== Exercise task ==
All the records that follow need to be reproduced exactly. Omit the images.

BEGIN Material for the task

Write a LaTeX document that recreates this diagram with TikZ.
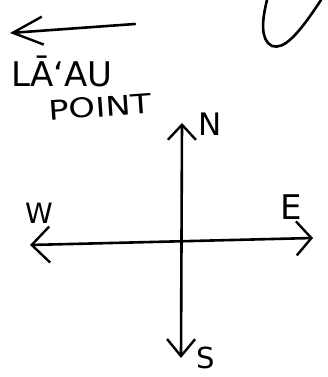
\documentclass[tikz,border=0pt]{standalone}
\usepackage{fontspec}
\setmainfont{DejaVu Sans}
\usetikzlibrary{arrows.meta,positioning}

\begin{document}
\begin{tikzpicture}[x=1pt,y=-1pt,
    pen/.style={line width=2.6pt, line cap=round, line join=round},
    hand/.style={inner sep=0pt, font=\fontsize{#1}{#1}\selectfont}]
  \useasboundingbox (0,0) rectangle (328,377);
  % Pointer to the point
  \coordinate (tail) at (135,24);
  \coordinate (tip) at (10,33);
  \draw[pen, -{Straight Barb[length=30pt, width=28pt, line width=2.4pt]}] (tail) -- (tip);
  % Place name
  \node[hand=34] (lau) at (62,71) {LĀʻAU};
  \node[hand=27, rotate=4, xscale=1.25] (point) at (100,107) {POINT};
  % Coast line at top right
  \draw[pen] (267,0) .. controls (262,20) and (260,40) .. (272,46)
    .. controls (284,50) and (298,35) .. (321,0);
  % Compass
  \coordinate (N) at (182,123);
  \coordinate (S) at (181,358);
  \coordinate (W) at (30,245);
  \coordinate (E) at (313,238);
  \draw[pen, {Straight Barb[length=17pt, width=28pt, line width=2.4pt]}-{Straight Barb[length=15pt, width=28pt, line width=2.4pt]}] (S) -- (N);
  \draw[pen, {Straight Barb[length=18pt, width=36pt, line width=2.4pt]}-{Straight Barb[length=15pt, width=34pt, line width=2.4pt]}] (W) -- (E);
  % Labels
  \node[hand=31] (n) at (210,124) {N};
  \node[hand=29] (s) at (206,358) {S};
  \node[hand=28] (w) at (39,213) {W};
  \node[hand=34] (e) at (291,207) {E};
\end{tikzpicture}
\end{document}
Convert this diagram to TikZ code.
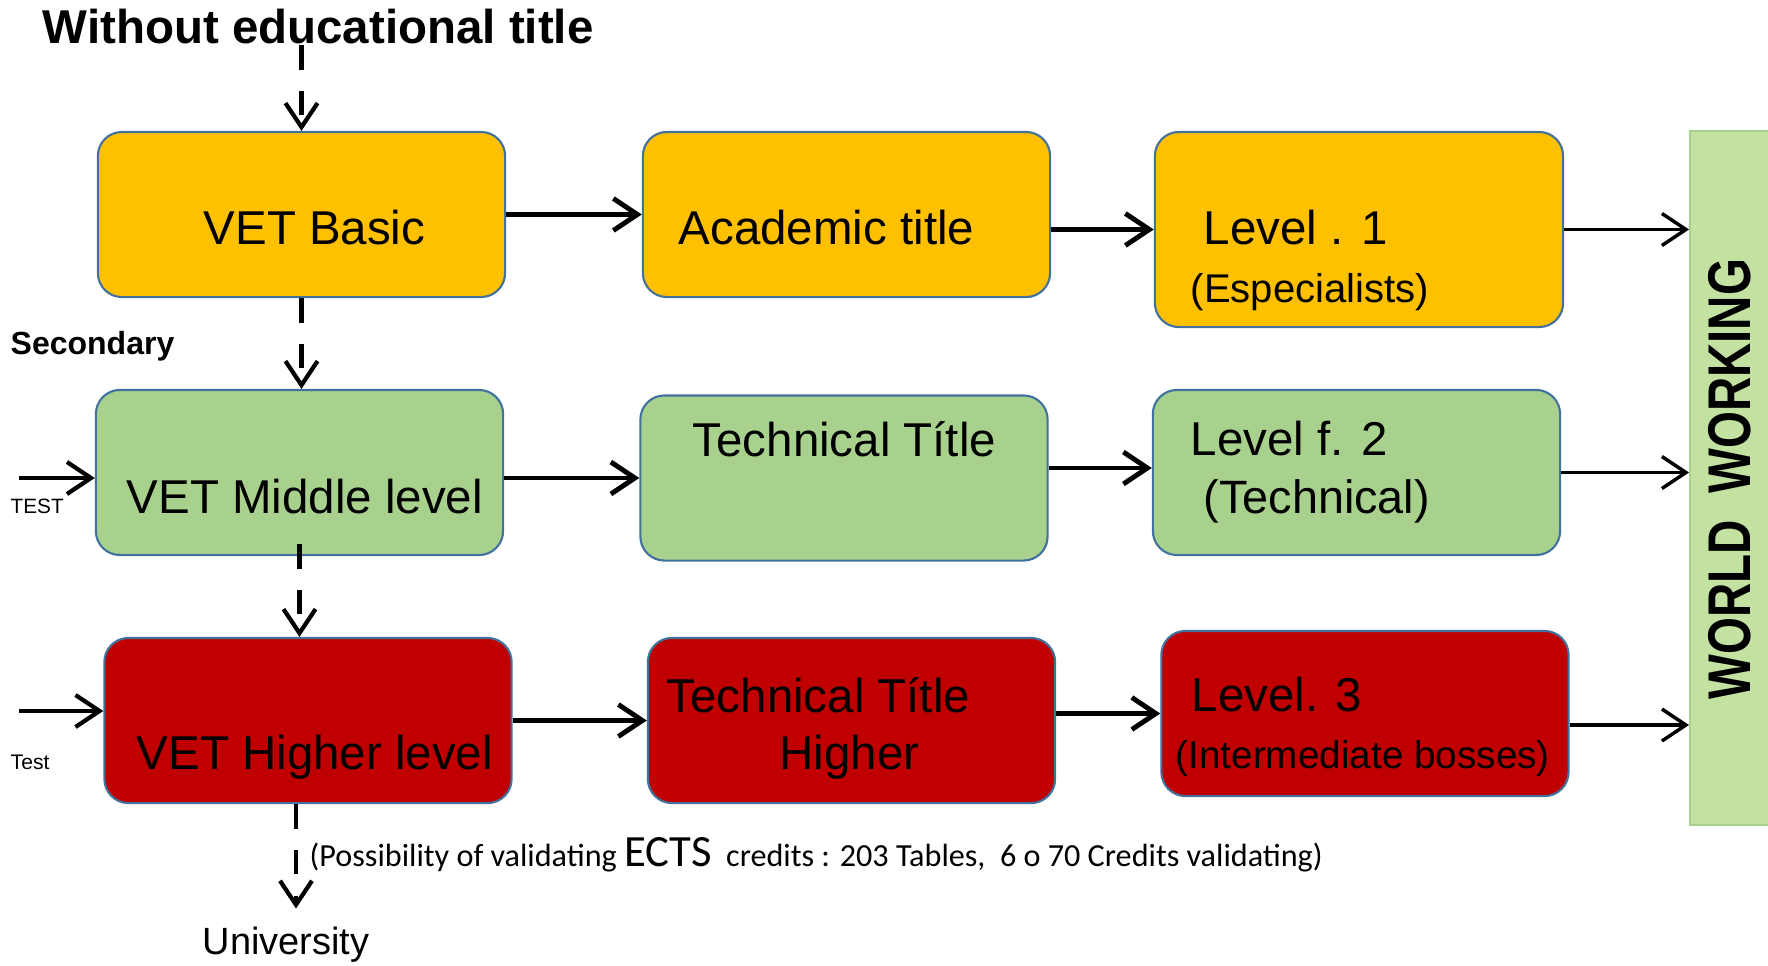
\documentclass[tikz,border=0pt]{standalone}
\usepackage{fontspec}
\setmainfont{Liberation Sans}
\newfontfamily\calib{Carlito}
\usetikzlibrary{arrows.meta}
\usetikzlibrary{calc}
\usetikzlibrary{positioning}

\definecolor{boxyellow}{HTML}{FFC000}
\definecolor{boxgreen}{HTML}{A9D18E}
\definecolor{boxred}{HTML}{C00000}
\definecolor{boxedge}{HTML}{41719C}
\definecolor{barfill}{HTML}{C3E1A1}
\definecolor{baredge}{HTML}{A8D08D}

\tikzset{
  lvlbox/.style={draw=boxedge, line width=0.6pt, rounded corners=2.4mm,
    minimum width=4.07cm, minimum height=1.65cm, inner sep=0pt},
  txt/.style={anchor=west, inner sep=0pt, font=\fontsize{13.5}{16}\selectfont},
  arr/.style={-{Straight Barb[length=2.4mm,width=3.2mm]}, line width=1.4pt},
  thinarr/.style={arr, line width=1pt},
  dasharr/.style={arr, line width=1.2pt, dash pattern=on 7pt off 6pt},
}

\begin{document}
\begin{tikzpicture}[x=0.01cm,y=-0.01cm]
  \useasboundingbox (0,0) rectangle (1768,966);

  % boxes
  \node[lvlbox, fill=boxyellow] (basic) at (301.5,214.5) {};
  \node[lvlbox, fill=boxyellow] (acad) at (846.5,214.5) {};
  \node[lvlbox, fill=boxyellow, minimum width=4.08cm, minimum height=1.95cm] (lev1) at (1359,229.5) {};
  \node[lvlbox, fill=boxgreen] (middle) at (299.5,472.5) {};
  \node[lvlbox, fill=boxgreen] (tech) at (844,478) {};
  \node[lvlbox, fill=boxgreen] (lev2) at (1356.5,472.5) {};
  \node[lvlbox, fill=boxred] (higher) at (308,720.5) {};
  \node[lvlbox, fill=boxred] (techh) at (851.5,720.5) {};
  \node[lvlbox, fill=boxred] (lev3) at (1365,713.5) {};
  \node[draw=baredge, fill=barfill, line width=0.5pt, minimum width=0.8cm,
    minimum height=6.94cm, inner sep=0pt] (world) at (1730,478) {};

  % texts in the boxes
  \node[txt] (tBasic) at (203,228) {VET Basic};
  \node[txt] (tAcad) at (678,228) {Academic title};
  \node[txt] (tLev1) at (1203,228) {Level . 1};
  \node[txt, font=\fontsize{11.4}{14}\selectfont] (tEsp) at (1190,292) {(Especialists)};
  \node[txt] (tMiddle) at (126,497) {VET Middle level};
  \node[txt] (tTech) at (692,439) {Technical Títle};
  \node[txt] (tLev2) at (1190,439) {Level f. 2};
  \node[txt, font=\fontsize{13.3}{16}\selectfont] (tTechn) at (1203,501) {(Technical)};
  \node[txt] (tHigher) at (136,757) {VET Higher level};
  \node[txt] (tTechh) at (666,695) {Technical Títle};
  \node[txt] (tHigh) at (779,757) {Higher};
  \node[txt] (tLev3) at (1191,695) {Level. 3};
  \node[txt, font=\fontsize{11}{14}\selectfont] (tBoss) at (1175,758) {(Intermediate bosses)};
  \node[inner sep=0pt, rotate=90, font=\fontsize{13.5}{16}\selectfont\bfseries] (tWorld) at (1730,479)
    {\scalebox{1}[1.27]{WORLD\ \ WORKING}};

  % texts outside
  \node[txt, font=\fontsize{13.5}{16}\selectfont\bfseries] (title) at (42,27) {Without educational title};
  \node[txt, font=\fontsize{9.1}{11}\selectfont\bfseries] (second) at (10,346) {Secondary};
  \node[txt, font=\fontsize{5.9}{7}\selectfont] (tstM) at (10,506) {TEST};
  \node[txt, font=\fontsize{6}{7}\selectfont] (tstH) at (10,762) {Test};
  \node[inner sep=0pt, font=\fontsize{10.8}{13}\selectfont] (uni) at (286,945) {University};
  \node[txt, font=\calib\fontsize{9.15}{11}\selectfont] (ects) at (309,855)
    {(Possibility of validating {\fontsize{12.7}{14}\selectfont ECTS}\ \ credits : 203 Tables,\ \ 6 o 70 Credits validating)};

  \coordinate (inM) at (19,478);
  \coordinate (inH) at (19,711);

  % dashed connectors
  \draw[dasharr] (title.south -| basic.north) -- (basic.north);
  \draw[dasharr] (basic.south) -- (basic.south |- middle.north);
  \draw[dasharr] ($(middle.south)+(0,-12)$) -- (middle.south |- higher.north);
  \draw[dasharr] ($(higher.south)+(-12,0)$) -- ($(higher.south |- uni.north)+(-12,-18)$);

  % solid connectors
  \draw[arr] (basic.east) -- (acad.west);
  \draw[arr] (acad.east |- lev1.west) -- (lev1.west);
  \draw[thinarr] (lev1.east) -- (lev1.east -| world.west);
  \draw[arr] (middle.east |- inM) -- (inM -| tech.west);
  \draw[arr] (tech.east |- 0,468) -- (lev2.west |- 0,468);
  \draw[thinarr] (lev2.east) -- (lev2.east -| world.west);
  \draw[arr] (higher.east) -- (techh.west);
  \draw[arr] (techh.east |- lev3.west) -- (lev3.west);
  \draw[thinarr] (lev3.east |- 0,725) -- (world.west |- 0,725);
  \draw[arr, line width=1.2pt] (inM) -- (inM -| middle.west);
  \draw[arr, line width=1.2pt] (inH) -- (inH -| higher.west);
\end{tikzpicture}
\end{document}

END Material for the task

== Answer to this task ==
Write a LaTeX document that recreates this diagram with TikZ.
\documentclass[tikz,border=0pt]{standalone}
\usepackage{fontspec}
\setmainfont{DejaVu Sans}
\usetikzlibrary{arrows.meta,positioning}

\begin{document}
\begin{tikzpicture}[x=1pt,y=-1pt,
    pen/.style={line width=2.6pt, line cap=round, line join=round},
    hand/.style={inner sep=0pt, font=\fontsize{#1}{#1}\selectfont}]
  \useasboundingbox (0,0) rectangle (328,377);
  % Pointer to the point
  \coordinate (tail) at (135,24);
  \coordinate (tip) at (10,33);
  \draw[pen, -{Straight Barb[length=30pt, width=28pt, line width=2.4pt]}] (tail) -- (tip);
  % Place name
  \node[hand=34] (lau) at (62,71) {LĀʻAU};
  \node[hand=27, rotate=4, xscale=1.25] (point) at (100,107) {POINT};
  % Coast line at top right
  \draw[pen] (267,0) .. controls (262,20) and (260,40) .. (272,46)
    .. controls (284,50) and (298,35) .. (321,0);
  % Compass
  \coordinate (N) at (182,123);
  \coordinate (S) at (181,358);
  \coordinate (W) at (30,245);
  \coordinate (E) at (313,238);
  \draw[pen, {Straight Barb[length=17pt, width=28pt, line width=2.4pt]}-{Straight Barb[length=15pt, width=28pt, line width=2.4pt]}] (S) -- (N);
  \draw[pen, {Straight Barb[length=18pt, width=36pt, line width=2.4pt]}-{Straight Barb[length=15pt, width=34pt, line width=2.4pt]}] (W) -- (E);
  % Labels
  \node[hand=31] (n) at (210,124) {N};
  \node[hand=29] (s) at (206,358) {S};
  \node[hand=28] (w) at (39,213) {W};
  \node[hand=34] (e) at (291,207) {E};
\end{tikzpicture}
\end{document}
Convert this diagram to TikZ code.
\documentclass[tikz,border=0pt]{standalone}
\usepackage{fontspec}
\setmainfont{Liberation Sans}
\newfontfamily\calib{Carlito}
\usetikzlibrary{arrows.meta}
\usetikzlibrary{calc}
\usetikzlibrary{positioning}

\definecolor{boxyellow}{HTML}{FFC000}
\definecolor{boxgreen}{HTML}{A9D18E}
\definecolor{boxred}{HTML}{C00000}
\definecolor{boxedge}{HTML}{41719C}
\definecolor{barfill}{HTML}{C3E1A1}
\definecolor{baredge}{HTML}{A8D08D}

\tikzset{
  lvlbox/.style={draw=boxedge, line width=0.6pt, rounded corners=2.4mm,
    minimum width=4.07cm, minimum height=1.65cm, inner sep=0pt},
  txt/.style={anchor=west, inner sep=0pt, font=\fontsize{13.5}{16}\selectfont},
  arr/.style={-{Straight Barb[length=2.4mm,width=3.2mm]}, line width=1.4pt},
  thinarr/.style={arr, line width=1pt},
  dasharr/.style={arr, line width=1.2pt, dash pattern=on 7pt off 6pt},
}

\begin{document}
\begin{tikzpicture}[x=0.01cm,y=-0.01cm]
  \useasboundingbox (0,0) rectangle (1768,966);

  % boxes
  \node[lvlbox, fill=boxyellow] (basic) at (301.5,214.5) {};
  \node[lvlbox, fill=boxyellow] (acad) at (846.5,214.5) {};
  \node[lvlbox, fill=boxyellow, minimum width=4.08cm, minimum height=1.95cm] (lev1) at (1359,229.5) {};
  \node[lvlbox, fill=boxgreen] (middle) at (299.5,472.5) {};
  \node[lvlbox, fill=boxgreen] (tech) at (844,478) {};
  \node[lvlbox, fill=boxgreen] (lev2) at (1356.5,472.5) {};
  \node[lvlbox, fill=boxred] (higher) at (308,720.5) {};
  \node[lvlbox, fill=boxred] (techh) at (851.5,720.5) {};
  \node[lvlbox, fill=boxred] (lev3) at (1365,713.5) {};
  \node[draw=baredge, fill=barfill, line width=0.5pt, minimum width=0.8cm,
    minimum height=6.94cm, inner sep=0pt] (world) at (1730,478) {};

  % texts in the boxes
  \node[txt] (tBasic) at (203,228) {VET Basic};
  \node[txt] (tAcad) at (678,228) {Academic title};
  \node[txt] (tLev1) at (1203,228) {Level . 1};
  \node[txt, font=\fontsize{11.4}{14}\selectfont] (tEsp) at (1190,292) {(Especialists)};
  \node[txt] (tMiddle) at (126,497) {VET Middle level};
  \node[txt] (tTech) at (692,439) {Technical Títle};
  \node[txt] (tLev2) at (1190,439) {Level f. 2};
  \node[txt, font=\fontsize{13.3}{16}\selectfont] (tTechn) at (1203,501) {(Technical)};
  \node[txt] (tHigher) at (136,757) {VET Higher level};
  \node[txt] (tTechh) at (666,695) {Technical Títle};
  \node[txt] (tHigh) at (779,757) {Higher};
  \node[txt] (tLev3) at (1191,695) {Level. 3};
  \node[txt, font=\fontsize{11}{14}\selectfont] (tBoss) at (1175,758) {(Intermediate bosses)};
  \node[inner sep=0pt, rotate=90, font=\fontsize{13.5}{16}\selectfont\bfseries] (tWorld) at (1730,479)
    {\scalebox{1}[1.27]{WORLD\ \ WORKING}};

  % texts outside
  \node[txt, font=\fontsize{13.5}{16}\selectfont\bfseries] (title) at (42,27) {Without educational title};
  \node[txt, font=\fontsize{9.1}{11}\selectfont\bfseries] (second) at (10,346) {Secondary};
  \node[txt, font=\fontsize{5.9}{7}\selectfont] (tstM) at (10,506) {TEST};
  \node[txt, font=\fontsize{6}{7}\selectfont] (tstH) at (10,762) {Test};
  \node[inner sep=0pt, font=\fontsize{10.8}{13}\selectfont] (uni) at (286,945) {University};
  \node[txt, font=\calib\fontsize{9.15}{11}\selectfont] (ects) at (309,855)
    {(Possibility of validating {\fontsize{12.7}{14}\selectfont ECTS}\ \ credits : 203 Tables,\ \ 6 o 70 Credits validating)};

  \coordinate (inM) at (19,478);
  \coordinate (inH) at (19,711);

  % dashed connectors
  \draw[dasharr] (title.south -| basic.north) -- (basic.north);
  \draw[dasharr] (basic.south) -- (basic.south |- middle.north);
  \draw[dasharr] ($(middle.south)+(0,-12)$) -- (middle.south |- higher.north);
  \draw[dasharr] ($(higher.south)+(-12,0)$) -- ($(higher.south |- uni.north)+(-12,-18)$);

  % solid connectors
  \draw[arr] (basic.east) -- (acad.west);
  \draw[arr] (acad.east |- lev1.west) -- (lev1.west);
  \draw[thinarr] (lev1.east) -- (lev1.east -| world.west);
  \draw[arr] (middle.east |- inM) -- (inM -| tech.west);
  \draw[arr] (tech.east |- 0,468) -- (lev2.west |- 0,468);
  \draw[thinarr] (lev2.east) -- (lev2.east -| world.west);
  \draw[arr] (higher.east) -- (techh.west);
  \draw[arr] (techh.east |- lev3.west) -- (lev3.west);
  \draw[thinarr] (lev3.east |- 0,725) -- (world.west |- 0,725);
  \draw[arr, line width=1.2pt] (inM) -- (inM -| middle.west);
  \draw[arr, line width=1.2pt] (inH) -- (inH -| higher.west);
\end{tikzpicture}
\end{document}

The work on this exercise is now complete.